[Code that draws figures]
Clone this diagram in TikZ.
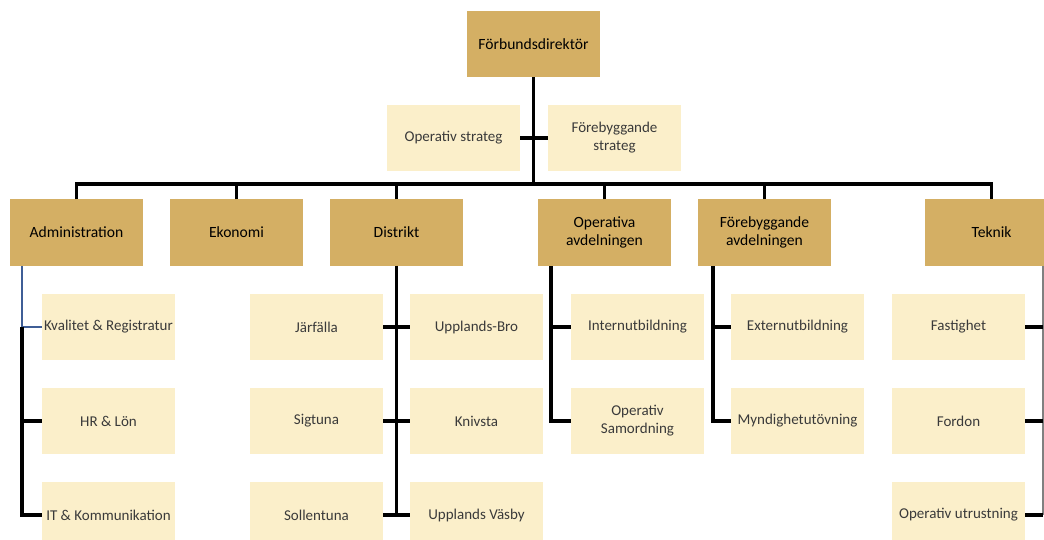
\documentclass[tikz,border=0pt]{standalone}
\usepackage{fontspec}
\setmainfont{Carlito}
\definecolor{gold}{HTML}{D4AF64}
\definecolor{cream}{HTML}{FBEFCA}
\definecolor{txtgray}{HTML}{3A3A3A}
\definecolor{lineblue}{HTML}{3F5E96}
\begin{document}
\begin{tikzpicture}[x=1pt,y=1pt,
  head/.style={fill=gold, minimum width=133pt, minimum height=66pt, inner sep=0pt, align=center, font=\fontsize{15.6}{17.5}\selectfont, text=black},
  sub/.style={fill=cream, minimum width=133pt, minimum height=66pt, inner sep=0pt, align=center, font=\fontsize{15}{18}\selectfont, text=txtgray},
  conn/.style={draw=black, line width=3.2pt},
  thinblue/.style={draw=lineblue, line width=1.3pt},
  thingray/.style={draw=gray, line width=1.1pt}]
\useasboundingbox (0,0) rectangle (1044,-540);
% top
\node[head] (dir) at (533.5,-44) {Förbundsdirektör};
\node[sub] (opstrat) at (453.5,-138) {Operativ strateg};
\node[sub] (forstrat) at (614.5,-138) {Förebyggande\\strateg};
% level 2
\node[head] (adm) at (76.5,-232.5) {Administration};
\node[head] (eko) at (236.5,-232.5) {Ekonomi};
\node[head] (dist) at (396.5,-232.5) {Distrikt};
\node[head] (opav) at (604.5,-232.5) {Operativa\\avdelningen};
\node[head] (forav) at (764.5,-232.5) {Förebyggande\\avdelningen};
\node[head] (tek) at (991.5,-232.5) {Teknik};
% administration children
\node[sub] (kval) at (108.5,-327) {Kvalitet \& Registratur};
\node[sub] (hr) at (108.5,-421) {HR \& Lön};
\node[sub] (it) at (108.5,-515) {IT \& Kommunikation};
% distrikt children
\node[sub] (jarf) at (316.5,-327) {Järfälla};
\node[sub] (sig) at (316.5,-421) {Sigtuna};
\node[sub] (soll) at (316.5,-515) {Sollentuna};
\node[sub] (ub) at (476.5,-327) {Upplands-Bro};
\node[sub] (kniv) at (476.5,-421) {Knivsta};
\node[sub] (uv) at (476.5,-515) {Upplands Väsby};
% operativa children
\node[sub] (intern) at (637.5,-327) {Internutbildning};
\node[sub] (samord) at (637.5,-421) {Operativ\\Samordning};
% förebyggande children
\node[sub] (extern) at (797.5,-327) {Externutbildning};
\node[sub] (mynd) at (797.5,-421) {Myndighetutövning};
% teknik children
\node[sub] (fast) at (958.5,-327) {Fastighet};
\node[sub] (ford) at (958.5,-421) {Fordon};
\node[sub] (oput) at (958.5,-515) {Operativ utrustning};
% coordinates
\coordinate (bar) at (533.5,-184);
\coordinate (admline) at (22,-266);
\coordinate (opline) at (551,-266);
\coordinate (forline) at (713,-266);
\coordinate (tekline) at (1043,-266);
% top connectors
\draw[conn] (dir.south) -- (bar);
\draw[conn] (opstrat.east) -- (forstrat.west);
\draw[conn] (adm.north) |- (bar) -| (tek.north);
\draw[conn] (eko.north) -- (eko.north |- bar);
\draw[conn] (dist.north) -- (dist.north |- bar);
\draw[conn] (opav.north) -- (opav.north |- bar);
\draw[conn] (forav.north) -- (forav.north |- bar);
% administration
\draw[thinblue] (admline) |- (kval.west);
\draw[conn] (admline |- kval.west) |- (it.west);
\draw[conn] (hr.west) -- (hr.west -| admline);
% distrikt
\draw[conn] (dist.south) -- (dist.south |- uv.west);
\draw[conn] (jarf.east) -- (ub.west);
\draw[conn] (sig.east) -- (kniv.west);
\draw[conn] (soll.east) -- (uv.west);
% operativa
\draw[conn] (opline) |- (samord.west);
\draw[conn] (intern.west) -- (intern.west -| opline);
% förebyggande
\draw[conn] (forline) |- (mynd.west);
\draw[conn] (extern.west) -- (extern.west -| forline);
% teknik
\draw[thingray] (tekline) -- (tekline |- oput.east);
\draw[conn] (fast.east) -- (fast.east -| tekline);
\draw[conn] (ford.east) -- (ford.east -| tekline);
\draw[conn] (oput.east) -- (oput.east -| tekline);
\end{tikzpicture}
\end{document}
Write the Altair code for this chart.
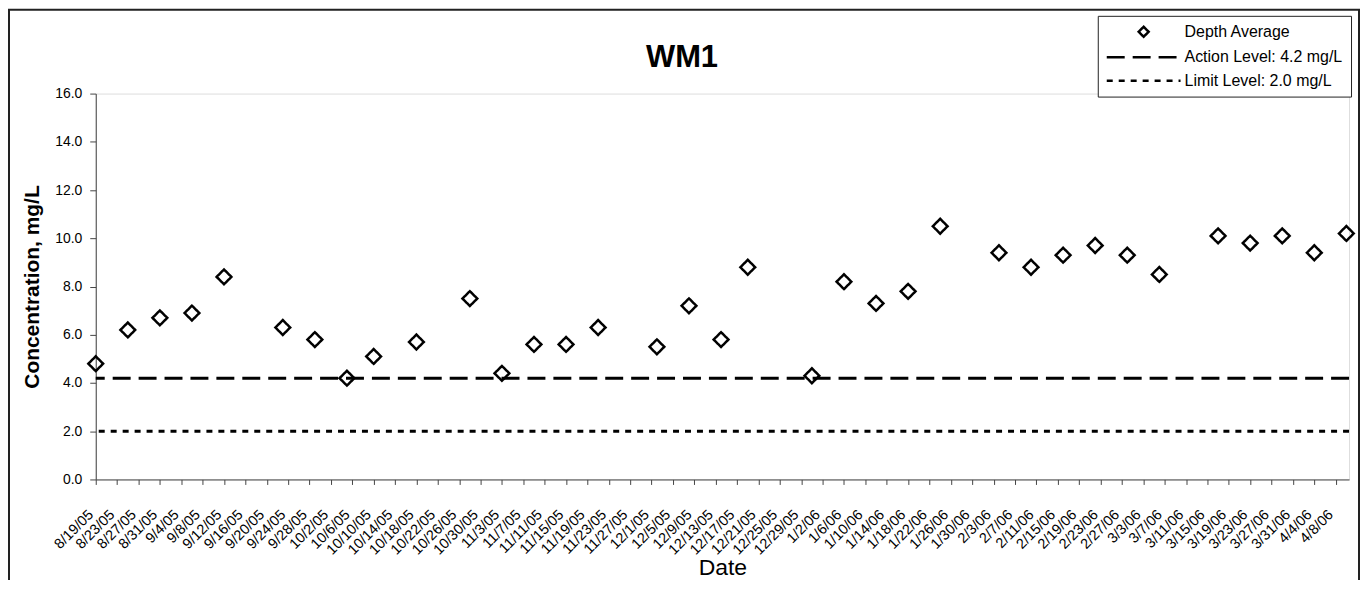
import altair as alt
import pandas as pd

# ---- data ----
chart_title = "WM1"
sample_dates = [
    "2005-08-19", "2005-08-25", "2005-08-31", "2005-09-06", "2005-09-12",
    "2005-09-23", "2005-09-29", "2005-10-05", "2005-10-10", "2005-10-18",
    "2005-10-28", "2005-11-03", "2005-11-09", "2005-11-15", "2005-11-21",
    "2005-12-02", "2005-12-08", "2005-12-14", "2005-12-19", "2005-12-31",
    "2006-01-06", "2006-01-12", "2006-01-18", "2006-01-24", "2006-02-04",
    "2006-02-10", "2006-02-16", "2006-02-22", "2006-02-28", "2006-03-06",
    "2006-03-17", "2006-03-23", "2006-03-29", "2006-04-04", "2006-04-10",
]
depth_average = [
    4.8, 6.2, 6.7, 6.9, 8.4,
    6.3, 5.8, 4.2, 5.1, 5.7,
    7.5, 4.4, 5.6, 5.6, 6.3,
    5.5, 7.2, 5.8, 8.8, 4.3,
    8.2, 7.3, 7.8, 10.5, 9.4,
    8.8, 9.3, 9.7, 9.3, 8.5,
    10.1, 9.8, 10.1, 9.4, 10.2,
]
series_names = ["Depth Average", "Action Level: 4.2 mg/L", "Limit Level: 2.0 mg/L"]
level_names = ["Action Level: 4.2 mg/L", "Limit Level: 2.0 mg/L"]
level_values = [4.2, 2.0]

x_tick_labels = [
    "8/19/05", "8/23/05", "8/27/05", "8/31/05", "9/4/05", "9/8/05", "9/12/05",
    "9/16/05", "9/20/05", "9/24/05", "9/28/05", "10/2/05", "10/6/05", "10/10/05",
    "10/14/05", "10/18/05", "10/22/05", "10/26/05", "10/30/05", "11/3/05",
    "11/7/05", "11/11/05", "11/15/05", "11/19/05", "11/23/05", "11/27/05",
    "12/1/05", "12/5/05", "12/9/05", "12/13/05", "12/17/05", "12/21/05",
    "12/25/05", "12/29/05", "1/2/06", "1/6/06", "1/10/06", "1/14/06", "1/18/06",
    "1/22/06", "1/26/06", "1/30/06", "2/3/06", "2/7/06", "2/11/06", "2/15/06",
    "2/19/06", "2/23/06", "2/27/06", "3/3/06", "3/7/06", "3/11/06", "3/15/06",
    "3/19/06", "3/23/06", "3/27/06", "3/31/06", "4/4/06", "4/8/06",
]
y_ticks = [0, 2, 4, 6, 8, 10, 12, 14, 16]


def to_dt(label):
    m, d, y = label.split("/")
    return alt.DateTime(year=2000 + int(y), month=int(m), date=int(d))


x_tick_values = [to_dt(s) for s in x_tick_labels]

pts = pd.DataFrame({
    "date": pd.to_datetime(sample_dates),
    "value": depth_average,
    "series": series_names[0],
})
lvl = pd.DataFrame({"series": level_names, "level": level_values})

FONT = "Liberation Sans"

shape_scale = alt.Scale(domain=series_names,
                        range=["diamond", "M-7.4,0H7.4", "M-7.4,0H7.4"])
dash_scale = alt.Scale(domain=series_names, range=[[1, 0], [18, 8], [6, 6]])

legend = alt.Legend(
    title=None, orient="none", legendX=1005, legendY=-78,
    padding=8, strokeColor="#222", fillColor="white",
    symbolSize=100, symbolStrokeWidth=2.5, symbolStrokeColor="black",
    symbolOffset=30, labelOffset=33, labelFontSize=16, labelFont=FONT,
    labelColor="black", rowPadding=7.5, labelLimit=400,
)

x_enc = alt.X(
    "date:T",
    scale=alt.Scale(domain=[alt.DateTime(year=2005, month=8, date=19),
                            alt.DateTime(year=2006, month=4, date=10, hours=12)],
                    nice=False),
    axis=alt.Axis(
        values=x_tick_values, format="%-m/%-d/%y", labelAngle=-45,
        labelAlign="right", labelBaseline="middle", labelOverlap=False,
        labelPadding=28, labelOffset=-5, labelFontSize=14.5, labelFont=FONT,
        labelColor="black",
        tickSize=5, tickColor="#444", domainColor="#444", grid=False,
        title="Date", titleFontSize=23, titleFontWeight="normal", titleFont=FONT,
        titleColor="black", titleY=95, titleBaseline="alphabetic",
    ),
)
y_enc = alt.Y(
    "value:Q",
    scale=alt.Scale(domain=[0, 16], nice=False),
    axis=alt.Axis(
        values=y_ticks, format=".1f", labelFontSize=14, labelFont=FONT,
        labelColor="black", labelPadding=8, tickSize=6, tickColor="#444",
        domainColor="#444", grid=False,
        title="Concentration, mg/L", titleFontSize=21, titleFontWeight="bold",
        titleFont=FONT, titleColor="black", titleX=-63, titleY=193.5,
        titleAngle=-90, titleAlign="center", titleBaseline="middle",
    ),
)

points = alt.Chart(pts).mark_point(
    filled=False, size=220, strokeWidth=2.5, color="black", opacity=1
).encode(
    x=x_enc,
    y=y_enc,
    shape=alt.Shape("series:N", scale=shape_scale, legend=legend),
    strokeDash=alt.StrokeDash("series:N", scale=dash_scale, legend=legend),
)

rules = alt.Chart(lvl).mark_rule(color="black", strokeWidth=3).encode(
    y=alt.Y("level:Q"),
    strokeDash=alt.StrokeDash("series:N", scale=dash_scale, legend=legend),
)

one_row = pd.DataFrame({"f": [0]})

frame = alt.Chart(one_row).mark_rect(
    fillOpacity=0, stroke="#222", strokeWidth=2
).encode(
    x=alt.value(-87), x2=alt.value(1267), y=alt.value(-84), y2=alt.value(520)
)

title = alt.Chart(one_row).mark_text(
    text=chart_title, font=FONT, fontSize=31, fontWeight="bold", color="black",
    align="center", baseline="alphabetic"
).encode(x=alt.value(588), y=alt.value(-27))

chart = alt.layer(frame, title, rules, points).properties(
    width=1257, height=387,
    padding={"left": 88, "top": 85, "right": 12, "bottom": 100},
    autosize="none",
).configure_view(stroke=None).configure(font=FONT)

chart.save("out.html", embed_options={"renderer": "svg", "actions": False})
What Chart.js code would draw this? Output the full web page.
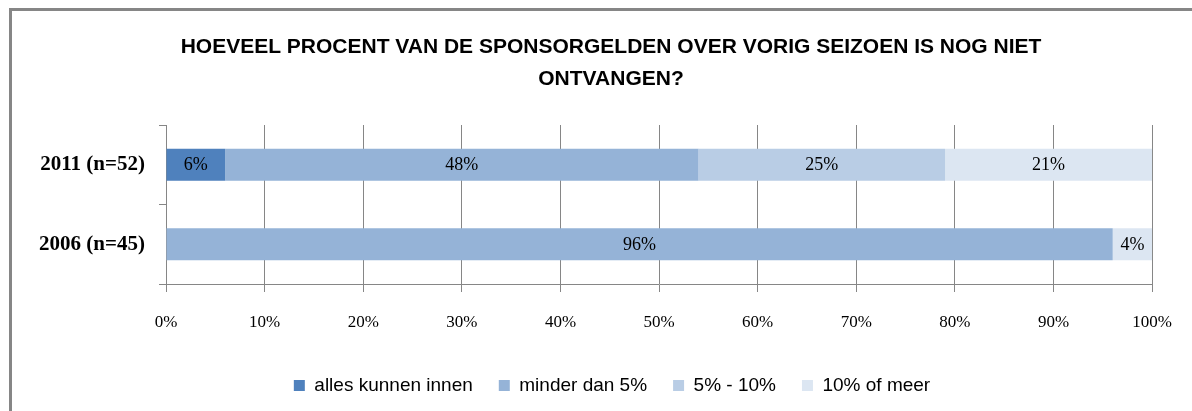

## THE REQUEST
Both the line containing "Write the Altair code for this chart." and the line containing "import pandas as pd" belong in the copy, along with every line between them. Reproduce that stretch exactly, without the pictures.

## TASK ANSWER
Write the Altair code for this chart.
import altair as alt
import pandas as pd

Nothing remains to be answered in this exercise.